Fliers are one step closer to using their smartphones, tablets, e-readers and other personal electronic devises for the duration of a flight after industry experts delivered their long-awaited recommendations on the hot-button issue to the Federal Aviation Administration Monday.
A 28-member advisory committee composed of pilots, flight attendants, airline executives, mechanics, engineers and electronics makers suggested -- after nearly a year of deliberation and research -- that the FAA change its current rules to allow the use of many (but not all) activities on personal electronic devises from gate to gate.
“The FAA received the report and recommendations today on the expanded use of personal electronic devises,” the agency said in a statement Monday. “The administrator will review the report and determine the next steps.”
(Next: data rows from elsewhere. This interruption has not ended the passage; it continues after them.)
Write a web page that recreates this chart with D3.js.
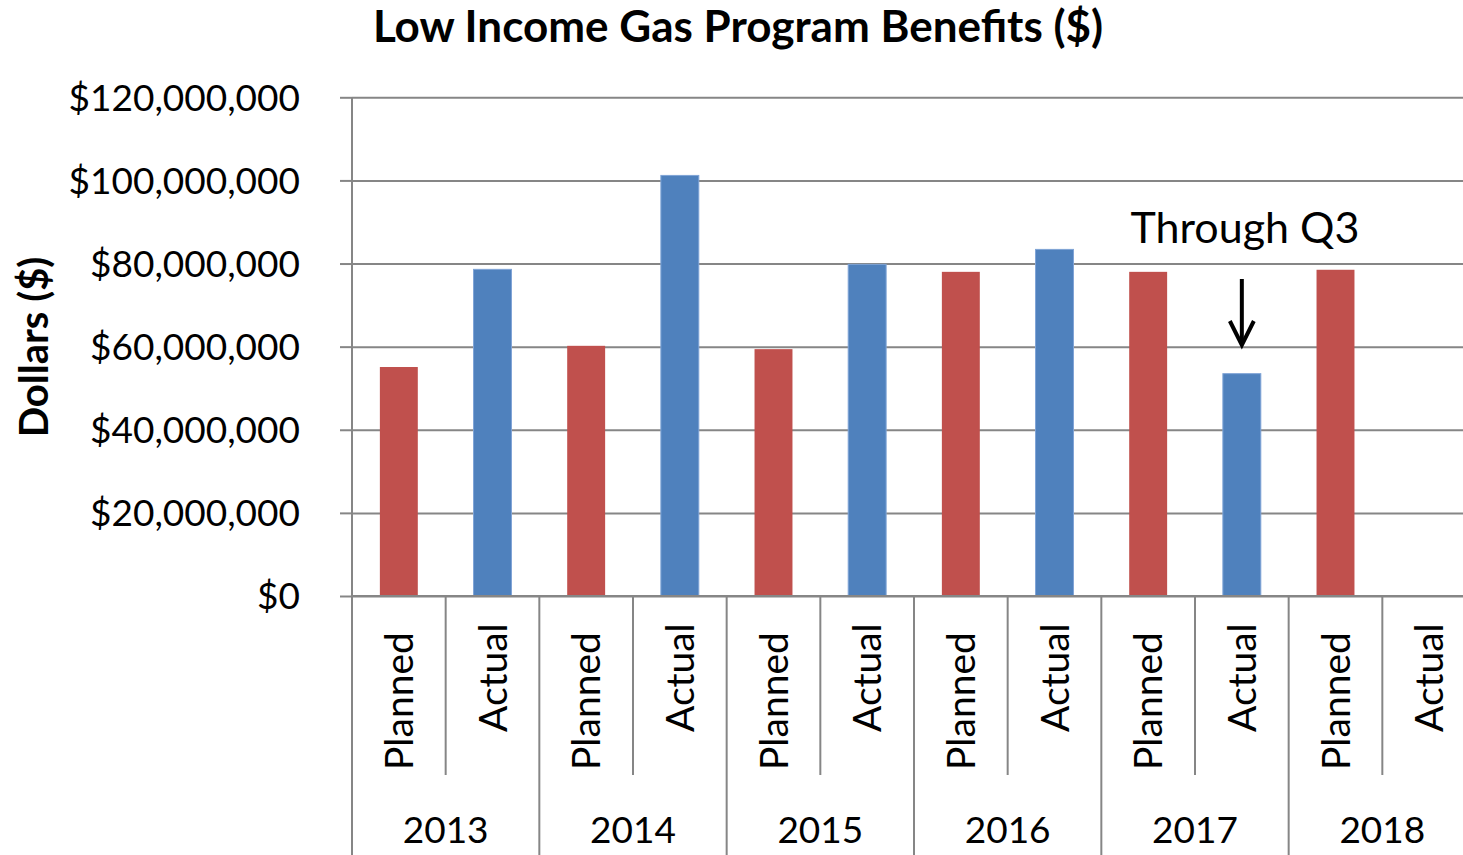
<!DOCTYPE html>
<html>
<head>
<meta charset="utf-8">
<script src="https://cdn.jsdelivr.net/npm/d3@7"></script>
<style>
  body { margin: 0; background: #fff; }
  text { font-family: Lato, "Open Sans", sans-serif; fill: #000; }
</style>
</head>
<body>
<div id="chart"></div>
<script>
// values in dollars
const years = ["2013", "2014", "2015", "2016", "2017", "2018"];
const types = ["Planned", "Actual"];
const planned = [55.1e6, 60.2e6, 59.4e6, 78.0e6, 78.0e6, 78.5e6];
const actual = [78.6e6, 101.2e6, 79.8e6, 83.4e6, 53.5e6, null];
const yTicks = [0, 20e6, 40e6, 60e6, 80e6, 100e6, 120e6];
const note = { year: "2017", type: "Actual", text: "Through Q3" };

const W = 1463, H = 855;
const plotLeft = 352, plotRight = 1476, plotTop = 97.3, plotBase = 596;

const rows = years.flatMap((yr, i) => [
  { year: yr, type: "Planned", key: yr + "-Planned", value: planned[i] },
  { year: yr, type: "Actual", key: yr + "-Actual", value: actual[i] }
]);

const color = d3.scaleOrdinal().domain(types).range(["#C0504D", "#4F81BD"]);

const svg = d3.select("#chart").append("svg")
  .attr("width", W)
  .attr("height", H);

const x = d3.scaleBand().domain(rows.map(d => d.key)).range([plotLeft, plotRight]);
const xYear = d3.scaleBand().domain(years).range([plotLeft, plotRight]);
const y = d3.scaleLinear().domain([0, 120e6]).range([plotBase, plotTop]);

// gridlines + y labels
const yAxis = svg.append("g")
  .attr("transform", `translate(${plotLeft},0)`)
  .call(d3.axisLeft(y).tickValues(yTicks).tickSize(12).tickPadding(40)
    .tickFormat(d => "$" + d3.format(",")(d)));
yAxis.select(".domain").remove();
yAxis.selectAll(".tick line").attr("stroke", "#868686").attr("stroke-width", 2);
yAxis.selectAll(".tick").append("line")
  .attr("x1", 0).attr("x2", plotRight - plotLeft)
  .attr("stroke", "#868686").attr("stroke-width", 2);
yAxis.selectAll(".tick text")
  .style("font-size", "37px")
  .style("font-family", "Lato, sans-serif")
  .attr("fill", "#000")
  .attr("dy", "0.35em");

// bars
const bw = x.bandwidth() * 0.405;
svg.append("g").selectAll("rect")
  .data(rows.filter(d => d.value != null))
  .enter().append("rect")
  .attr("x", d => x(d.key) + (x.bandwidth() - bw) / 2)
  .attr("y", d => y(d.value))
  .attr("width", bw)
  .attr("height", d => plotBase - y(d.value))
  .attr("fill", d => color(d.type))
  .attr("stroke", d => d.type === "Actual" ? "#7FA4D6" : "none")
  .attr("stroke-width", 1);

// category axis (two levels)
const cat = svg.append("g");
cat.append("line")
  .attr("x1", plotLeft).attr("x2", W)
  .attr("y1", plotBase).attr("y2", plotBase)
  .attr("stroke", "#868686").attr("stroke-width", 2);
cat.append("line")
  .attr("x1", plotLeft).attr("x2", plotLeft)
  .attr("y1", plotTop).attr("y2", H)
  .attr("stroke", "#868686").attr("stroke-width", 2);

cat.selectAll(".inner")
  .data(years)
  .enter().append("line")
  .attr("x1", d => xYear(d) + xYear.bandwidth() / 2)
  .attr("x2", d => xYear(d) + xYear.bandwidth() / 2)
  .attr("y1", plotBase).attr("y2", 775)
  .attr("stroke", "#868686").attr("stroke-width", 2);

cat.selectAll(".outer")
  .data(years.slice(1))
  .enter().append("line")
  .attr("x1", d => xYear(d))
  .attr("x2", d => xYear(d))
  .attr("y1", plotBase).attr("y2", H)
  .attr("stroke", "#868686").attr("stroke-width", 2);

cat.selectAll(".type")
  .data(rows)
  .enter().append("text")
  .attr("transform", d => {
    const cx = x(d.key) + x.bandwidth() / 2 + 14;
    const cy = d.type === "Planned" ? 770 : 732;
    return `translate(${cx},${cy}) rotate(-90)`;
  })
  .style("font-size", "39px")
  .text(d => d.type);

cat.selectAll(".year")
  .data(years)
  .enter().append("text")
  .attr("x", d => xYear(d) + xYear.bandwidth() / 2)
  .attr("y", 843)
  .style("font-size", "37px")
  .style("text-anchor", "middle")
  .text(d => d);

// title
svg.append("text")
  .attr("x", 738)
  .attr("y", 42)
  .style("text-anchor", "middle")
  .style("font-size", "44px")
  .style("font-weight", "bold")
  .text("Low Income Gas Program Benefits ($)");

// y axis label
svg.append("text")
  .attr("transform", "translate(48,347) rotate(-90)")
  .style("text-anchor", "middle")
  .style("font-size", "40px")
  .style("font-weight", "bold")
  .text("Dollars ($)");

// annotation
const noteRow = rows.find(d => d.year === note.year && d.type === note.type);
const ax = x(noteRow.key) + x.bandwidth() / 2;
svg.append("text")
  .attr("x", 1245)
  .attr("y", 243)
  .style("text-anchor", "middle")
  .style("font-size", "43px")
  .text(note.text);

svg.append("line")
  .attr("x1", ax).attr("x2", ax)
  .attr("y1", 279).attr("y2", 344)
  .attr("stroke", "#000").attr("stroke-width", 4);
svg.append("path")
  .attr("d", `M${ax - 12},${321} L${ax},${345} L${ax + 12},${321}`)
  .attr("fill", "none")
  .attr("stroke", "#000")
  .attr("stroke-width", 4);
</script>
</body>
</html>
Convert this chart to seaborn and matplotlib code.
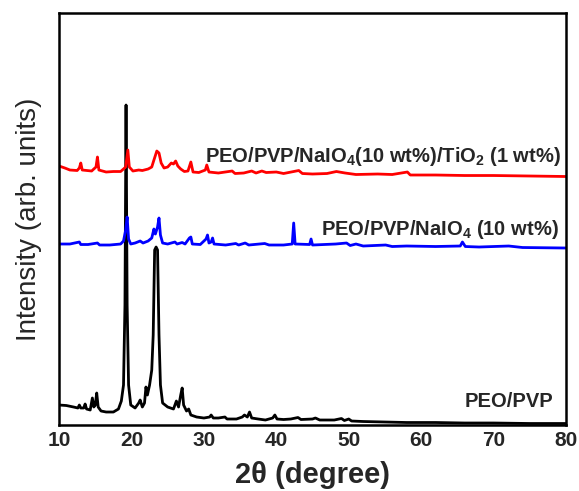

The proposed changes would mean that anyone using an e-reader book, watching a film on a tablet or listening to music on a smartphone would now be allowed to continue these activities uninterrupted from takeoff to landing, according to a source familiar with the matter. Sending and receiving text messages and emails, playing interactive online games or using Wi-Fi would still be prohibited under the recommendations, as would making phone calls. Passengers would also need to stow away laptops or DVD players for takeoff and landing so they don’t pose a physical hazard.
“You can continue watching the last episode of 'Breaking Bad' if you’ve already downloaded it, or you can finish writing the last chapter of your novel or edit your Power Point presentation,” said Henry H. Harteveldt, travel industry analyst at Hudson Crossing, LLC. “It’s good for business productivity, but what you will not be able to do is use the Internet. So from the standpoint of the passenger, it’s a partial victory.”
Harteveldt estimated that the changes would give travelers anywhere from 15 to 25 minutes of additional time with their favorite devices during the departure phase of the flight, and another 10 to 20 minutes on the descent and landing, making it very popular with business travelers and the younger demographic alike. He said there is absolutely no desire to change the ruling on voice calls, which are restricted by the Federal Communications Commission, while the use of Internet below 10,000 feet is covered by a separate FAA regulation that was never part of the current review.
The FAA has yet to release any official details on the report. What the ultimate set of rules will look like and when they will go into effect remain up to FAA Administrator Michael Huerta, who has said not to count on powering up your tablets and e-readers right away.
“There are two ways the panel could make its recommendation to the FAA,” Harteveldt said. “For one, they could recommend a certain date for all airlines to make changes. The other is to have the FAA do this on an airline-by-airline basis, which could give airlines that are faster to get their policies in place a short-term advantage in the market. Their travelers would be allowed to use their devices [during takeoff and landing], while others would still have to put them away.”
Either way, Harteveldt said not to expect any changes until early 2014 or even later, pending a lengthy government shutdown.
Fliers have long chafed under rules that require portable electronics to be turned off for takeoff and landing, largely because the FAA has failed to convince passengers that they pose a threat.
A survey released in May by the Airline Passenger Experience Association and the Consumer Electronics Association found that up to 30 percent of passengers accidentally leave their personal electronic devices on from gate to gate. So for a policy that depends on the honor system, and one that is quite often ignored, why hasn’t a plane fallen out of the sky by now due to the use of an electronic device? That’s the question many advocates have been asking for years.
Former FCC Chairman Julius Genachowski sent a letter to the FAA in December urging the agency to allow greater use of electronic devises during all phases of the flight. “They empower people to stay informed and connected with friends and family, and they enable both large and small businesses to be more productive and efficient, helping drive economic growth and boost U.S. competitiveness,” he argued.
The FAA had long claimed there were just too many unknowns about the radio signals electronics give off to allow them below 10,000 feet, even though newer planes made by Boeing Co., Airbus, Embraer SA and Bombardier Inc. are all designed to resist electronic interference. Because the pilot and cockpit crew need to focus on critical arrival and departure tasks, the agency argued that any use at lower altitudes could interfere and become a safety hazard, particularly on the older planes.
The last major review of gadgets on aircraft took place in 2006, before tablets, e-readers and most smartphones existed. At that time, the FAA found that there was “no evidence saying these devices can’t interfere with a plane, and there was no evidence saying they can.”
Many who have opined on the matter over the past seven years hoped for more conclusive results this time around. A simple yes or no on the interference question may be asking for too much, but change, it seems, is finally in the air.